Student monitoring software, like GoGuardian, Blocksi and Securely, has been used for years, coinciding with many 1:1 technology initiatives that supply students with school laptops that have monitoring software already installed. But during the pandemic the utilization of the software exploded, especially when it came to test taking, since some schools attempted to recreate the testing environment that was found in person and pre-pandemic. This has raised a number of problems and questions about the uses and invasiveness of these programs.

Recently, Cumberland Valley School District in Pennsylvania installed Blocksi on their school issued laptops and received strong pushback from parents who called the program “virus spyware” and claimed it was migrating onto personal and work computers in the home. The school district pushed back on that claim but this problem is only growing.

President Biden signed the Bipartisan Safer Communities Act in June 2022 which could expand these problems.The legislation aims to increase school safety especially around school violence and shootings but includes large budgets for increased data gathering and monitoring of students, including $200 million for the Office of Community Oriented Policing Services (COPS Office) within the Department of Justice (DOJ). 

The President, along with many others, sees how important it is to put a halt to school shootings and other school violence. But gun control legislation and attempts to tackle the supply of guns is politically radioactive. So he, and many other conservative and neo-liberal thinkers, have arrived at the idea of trying to predict who could be a shooter. But this legislation ignores the fact that monitoring software is only present on school issued devices. This creates a two tiered system where those students with families that can afford their own laptops are not monitored while low income students, who are more likely to use the school supplied laptops for personal social media, are the only ones being watched. The Center for Democracy and Technology has found that teachers themselves reported that monitoring is used for discipline more often than for student safety. 

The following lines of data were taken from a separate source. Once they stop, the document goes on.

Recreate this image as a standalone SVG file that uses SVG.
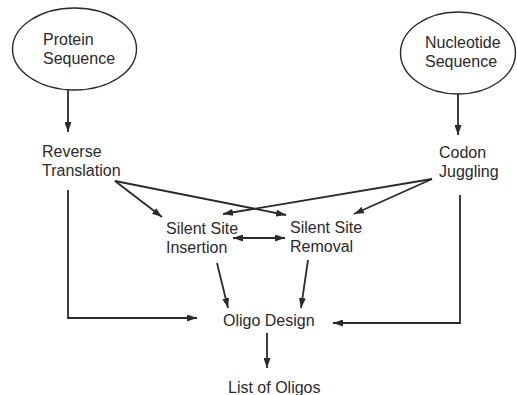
<svg xmlns="http://www.w3.org/2000/svg" width="517" height="395" viewBox="0 0 517 395">
<defs>
<style>
text{font-family:"Liberation Sans",Arial,sans-serif;font-size:16px;fill:#2a2a2a}
.n{fill:none;stroke:#2a2a2a;stroke-width:1.4}
.c{fill:none;stroke:#2a2a2a;stroke-width:1.8}
.a{marker-end:url(#ah)}
.b{marker-start:url(#ah);marker-end:url(#ah)}
</style>
<marker id="ah" viewBox="0 0 10 7" refX="10" refY="3.5" markerWidth="10" markerHeight="7" markerUnits="userSpaceOnUse" orient="auto-start-reverse">
<path d="M0,0 L10,3.5 L0,7 z" fill="#2a2a2a"/>
</marker>
</defs>
<g id="protein">
<ellipse class="n" cx="74.5" cy="49" rx="62" ry="41"/>
<text x="43" y="45">Protein</text>
<text x="43" y="64">Sequence</text>
</g>
<g id="nucleotide">
<ellipse class="n" cx="458" cy="53" rx="57.5" ry="41"/>
<text x="425" y="48">Nucleotide</text>
<text x="425" y="67">Sequence</text>
</g>
<g id="reverse">
<text x="42" y="157">Reverse</text>
<text x="42" y="176">Translation</text>
</g>
<g id="codon">
<text x="439" y="158">Codon</text>
<text x="439" y="177">Juggling</text>
</g>
<g id="insertion">
<text x="166" y="234">Silent Site</text>
<text x="166" y="253">Insertion</text>
</g>
<g id="removal">
<text x="290" y="233">Silent Site</text>
<text x="290" y="252">Removal</text>
</g>
<g id="oligo">
<text x="223" y="326">Oligo Design</text>
</g>
<g id="list">
<text x="228" y="393">List of Oligos</text>
</g>
<g id="connectors">
<path class="c a" d="M68,90 L68,132"/>
<path class="c a" d="M458,94 L458,135"/>
<path class="c a" d="M115,181 L162,217"/>
<path class="c a" d="M115,181 L286,215"/>
<path class="c a" d="M432,179 L223,214"/>
<path class="c a" d="M432,179 L354,214"/>
<path class="c b" d="M233,238 L285,238"/>
<path class="c a" d="M217,263 L228,308"/>
<path class="c a" d="M308,260 L301,308"/>
<path class="c a" d="M68,190 L68,318 L197,318"/>
<path class="c a" d="M460,195 L460,323 L333,323"/>
<path class="c a" d="M267,333 L267,368"/>
</g>
</svg>
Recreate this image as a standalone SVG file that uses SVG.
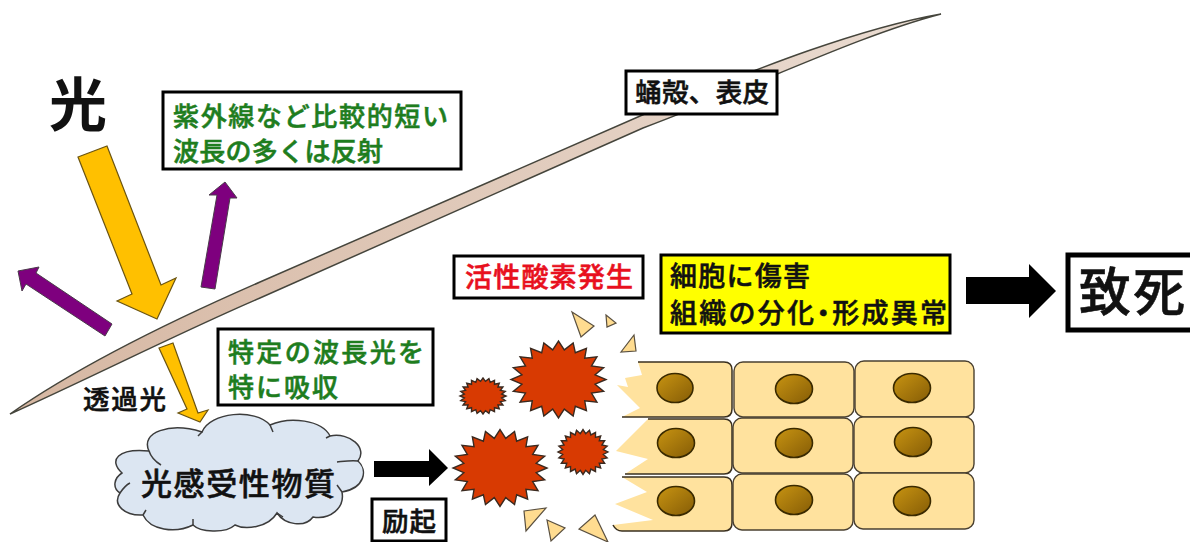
<svg xmlns="http://www.w3.org/2000/svg" width="1190" height="542" viewBox="0 0 1190 542">
<style>
text{font-family:"Noto Sans CJK JP","Noto Sans",sans-serif;font-weight:500;stroke-width:.55}
.box{fill:#fff;stroke:#000;stroke-width:3}
.g{fill:#1e7d1e;stroke:#1e7d1e;font-size:26px}
.k{fill:#111;stroke:#111;font-size:26.5px}
.r{fill:#e8101e;stroke:#e8101e;font-size:27px}
.amber{fill:#ffc000;stroke:#6b5410;stroke-width:1.2}
.violet{fill:#7e007e;stroke:#4a3a4a;stroke-width:1}
.solid{fill:#000}
.burst{fill:#d83a02;stroke:#3a2a20;stroke-width:1.4}
.chip{fill:#ffdc90;stroke:#5a5040;stroke-width:1.2}
.cell{fill:#ffe29e;stroke:#4a4030;stroke-width:1.4}
.torn{fill:#ffe29e;stroke:none}
.edge{fill:none;stroke:#3a3020;stroke-width:1.5}
.nuc{fill:url(#nucleus);stroke:#3a2a00;stroke-width:1.6}
</style>
<defs>
<linearGradient id="nucleus" x1="0" y1="0" x2="1" y2="1">
<stop offset="0" stop-color="#c89412"/><stop offset="1" stop-color="#855c06"/>
</linearGradient>
<linearGradient id="shellFill" x1="0" y1="0" x2="1" y2="0">
<stop offset="0" stop-color="#d6b7a2"/><stop offset="1" stop-color="#eadcd2"/>
</linearGradient>
<polygon id="b20" vector-effect="non-scaling-stroke" points="1,0 .77,.122 .951,.309 .695,.354 .809,.588 .552,.552 .588,.809 .354,.695 .309,.951 .122,.77 0,1 -.122,.77 -.309,.951 -.354,.695 -.588,.809 -.552,.552 -.809,.588 -.695,.354 -.951,.309 -.77,.122 -1,0 -.77,-.122 -.951,-.309 -.695,-.354 -.809,-.588 -.552,-.552 -.588,-.809 -.354,-.695 -.309,-.951 -.122,-.77 0,-1 .122,-.77 .309,-.951 .354,-.695 .588,-.809 .552,-.552 .809,-.588 .695,-.354 .951,-.309 .77,-.122"/>
<polygon id="b24" vector-effect="non-scaling-stroke" points="1,0 .813,.107 .966,.259 .758,.314 .866,.5 .65,.499 .707,.707 .499,.65 .5,.866 .314,.758 .259,.966 .107,.813 0,1 -.107,.813 -.259,.966 -.314,.758 -.5,.866 -.499,.65 -.707,.707 -.65,.499 -.866,.5 -.758,.314 -.966,.259 -.813,.107 -1,0 -.813,-.107 -.966,-.259 -.758,-.314 -.866,-.5 -.65,-.499 -.707,-.707 -.499,-.65 -.5,-.866 -.314,-.758 -.259,-.966 -.107,-.813 0,-1 .107,-.813 .259,-.966 .314,-.758 .5,-.866 .499,-.65 .707,-.707 .65,-.499 .866,-.5 .758,-.314 .966,-.259 .813,-.107"/>
</defs>

<!-- pupal shell cross-section -->
<g id="shell">
<path d="M10,414 C70,372 150,330 260,282 L647,113 C740,76 850,30 941,14 C860,35 760,84 643,128 L260,298 C185,330 90,378 10,414 Z" fill="url(#shellFill)" stroke="#45453c" stroke-width="1.5"/>
</g>

<!-- light paths and process arrows -->
<g id="connectors">
<polygon class="amber" points="78,157 107,146 161,285 176,278 157,319 117,301 132,294"/>
<polygon class="amber" points="159,348 173,343 198,413 208,410 200,422 178,413 187,409"/>
<polygon class="violet" points="201,287 215,289 230,198 237,198 225,182 209,195 217,195"/>
<polygon class="violet" points="112,324 105,336 26,284 22,291 18,271 39,267 36,273"/>
<polygon class="solid" points="374,461 429,461 429,449 448,468 429,486 429,477 374,477"/>
<polygon class="solid" points="966,277 1029,277 1029,264 1056,291 1029,318 1029,304 966,304"/>
</g>

<g id="label-light"><text class="k" x="78" y="126" text-anchor="middle" style="font-size:58px;font-weight:700;stroke-width:0">光</text></g>

<g id="label-reflect">
<rect class="box" x="163" y="92" width="298" height="77"/>
<text class="g"><tspan x="173" y="126" textLength="275">紫外線など比較的短い</tspan><tspan x="173" y="161" textLength="210">波長の多くは反射</tspan></text>
</g>

<g id="label-shell">
<rect class="box" x="626" y="71" width="151" height="43"/>
<text class="k" x="635" y="102" textLength="134">蛹殻、表皮</text>
</g>

<g id="label-absorb">
<rect class="box" x="218" y="329" width="215" height="76"/>
<text class="g"><tspan x="228" y="362" textLength="196">特定の波長光を</tspan><tspan x="228" y="397" textLength="110">特に吸収</tspan></text>
</g>

<g id="label-transmitted"><text class="k" x="83" y="409" textLength="83">透過光</text></g>

<g id="photosensitizer">
<path d="M122,473 C108,460 118,448 149,451 C140,432 170,422 202,432 C210,412 255,408 270,425 C290,416 322,420 330,436 C350,432 368,448 358,461 C368,470 365,488 342,492 C345,508 330,520 313,517 C305,528 285,525 277,513 C268,528 245,530 235,525 C225,534 200,532 193,525 C175,534 150,530 143,515 C125,516 112,505 120,493 C112,488 114,478 122,473 Z" fill="#dce6f2" stroke="#3c3c3c" stroke-width="1.5"/>
<path d="M149,451 C151,457 156,462 161,465 M202,432 L198,436 M270,425 L273,432 M330,436 L326,438 M358,461 C352,460 346,461 337,462 M342,492 L337,485 M277,513 L283,517 M193,525 L193,519 M143,515 L146,510 M120,493 C124,487 128,484 130,483" fill="none" stroke="#3c3c3c" stroke-width="1.5"/>
<text class="k" x="141" y="495" textLength="194" style="font-size:31px">光感受性物質</text>
</g>

<g id="label-excite">
<rect class="box" x="372" y="499" width="74" height="42"/>
<text class="k" x="382" y="531" textLength="54">励起</text>
</g>

<!-- reactive oxygen bursts -->
<g id="ros">
<use href="#b20" class="burst" transform="translate(558.5,379.5) scale(47.5,38.5)"/>
<use href="#b24" class="burst" transform="translate(483,396) scale(23,18)"/>
<use href="#b20" class="burst" transform="translate(500,468) scale(47,38.5)"/>
<use href="#b24" class="burst" transform="translate(583,452) scale(25,22.5)"/>
</g>

<g id="fragments">
<polygon class="chip" points="572,312 594,326 581,337"/>
<polygon class="chip" points="606,315 616,323 607,327"/>
<polygon class="chip" points="634,335 636,351 621,352"/>
<polygon class="chip" points="524,511 546,508 526,531"/>
<polygon class="chip" points="547,520 565,528 551,541"/>
<polygon class="chip" points="595,515 608,542 579,529"/>
</g>

<!-- damaged column of cells -->
<g id="cells-damaged">
<path class="torn" d="M638,362 H724 Q732,362 732,370 V409 Q732,417 724,417 H622 L640,408 L617,385 L628,387 L625,378 L642,375 Z"/>
<path class="edge" d="M638,362 H724 Q732,362 732,370 V409 Q732,417 724,417 H622"/>
<path class="torn" d="M648,419 H724 Q732,419 732,427 V466 Q732,474 724,474 H625 L648,459 L616,451 Z"/>
<path class="edge" d="M648,419 H724 Q732,419 732,427 V466 Q732,474 724,474 H625"/>
<path class="torn" d="M622,477 H724 Q732,477 732,485 V523 Q732,531 724,531 H622 Q616,531 613,525 L653,520 L615,504 L647,492 Z"/>
<path class="edge" d="M622,477 H724 Q732,477 732,485 V523 Q732,531 724,531 H622 Q616,531 613,525"/>
<ellipse class="nuc" cx="675" cy="388" rx="18" ry="14.5"/>
<ellipse class="nuc" cx="676" cy="443" rx="18.5" ry="14.5"/>
<ellipse class="nuc" cx="676" cy="501" rx="18.5" ry="14.5"/>
</g>

<g id="cells-intact">
<rect class="cell" x="734" y="362" width="120" height="55" rx="9"/>
<rect class="cell" x="855" y="361" width="119" height="56" rx="9"/>
<rect class="cell" x="733" y="418" width="120" height="55" rx="9"/>
<rect class="cell" x="854" y="417" width="120" height="56" rx="9"/>
<rect class="cell" x="733" y="474" width="120" height="56" rx="9"/>
<rect class="cell" x="854" y="473" width="120" height="56" rx="9"/>
<ellipse class="nuc" cx="794" cy="389" rx="18.5" ry="14.5"/>
<ellipse class="nuc" cx="912" cy="388" rx="18.5" ry="14.5"/>
<ellipse class="nuc" cx="794" cy="443" rx="18.5" ry="14.5"/>
<ellipse class="nuc" cx="913" cy="442" rx="18.5" ry="14.5"/>
<ellipse class="nuc" cx="794" cy="500" rx="18.5" ry="14.5"/>
<ellipse class="nuc" cx="912" cy="501" rx="18.5" ry="14.5"/>
</g>

<g id="label-ros">
<rect class="box" x="454" y="256" width="189" height="42"/>
<text class="r" x="465" y="287" textLength="168">活性酸素発生</text>
</g>

<g id="label-damage">
<rect class="box" x="661" y="255" width="289" height="78" style="fill:#ffff00"/>
<text class="k" style="font-size:27px"><tspan x="670" y="286" textLength="140">細胞に傷害</tspan><tspan x="670" y="323" textLength="277">組織の分化<tspan style="font-feature-settings:'halt'">・</tspan>形成異常</tspan></text>
</g>

<g id="label-death">
<rect x="1068" y="255" width="140" height="75" fill="#fff" stroke="#000" stroke-width="5"/>
<text class="k" x="1079" y="311" textLength="106" style="font-size:52px">致死</text>
</g>
</svg>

And since it is clear to anyone studying school shooters that while these shooters have many problems, there is no correlation with income. Many of them are not even students. And we have already seen that this sort of prediction software is not especially likely to stop a school shooting.

So what will be the outcome of this increased monitoring?  With the recent overturning of Roe v Wade and the numerous laws affecting trans youth, this is especially problematic. There is nothing stopping schools from turning over student web searches and other personal information to government agencies or the students’ parents, and in some cases, it may be the expectation. Web searches have already been used to prosecute women in states where abortion has been limited over the years. It is very likely that police in those states will use any means necessary to find students who are looking for these services.

In fact, an almost perfect parallel to the current outcome already exists, and that is the over-policing of schools. Throughout the late 90’s and 2000’s more and more police officers were assigned to schools. Their dramatically elevated presence, especially in lower-income schools, did not make them safer. But it did lead to a lot more teenagers getting arrested. It led to more discipline, more people with records, more kids entering the system, and no noticeable reduction in violence. Now monitoring is poised to do the same.

Students benefit from knowing that their private thoughts will remain private. Mental health issues, LGBTQ+ and gender questioning, political organizing are all areas that students need privacy to work through. Young, low income students often lack the political leverage to advocate for this kind of privacy, and so it is on all of us to understand what it is they need, and when the system is overreaching and harming them.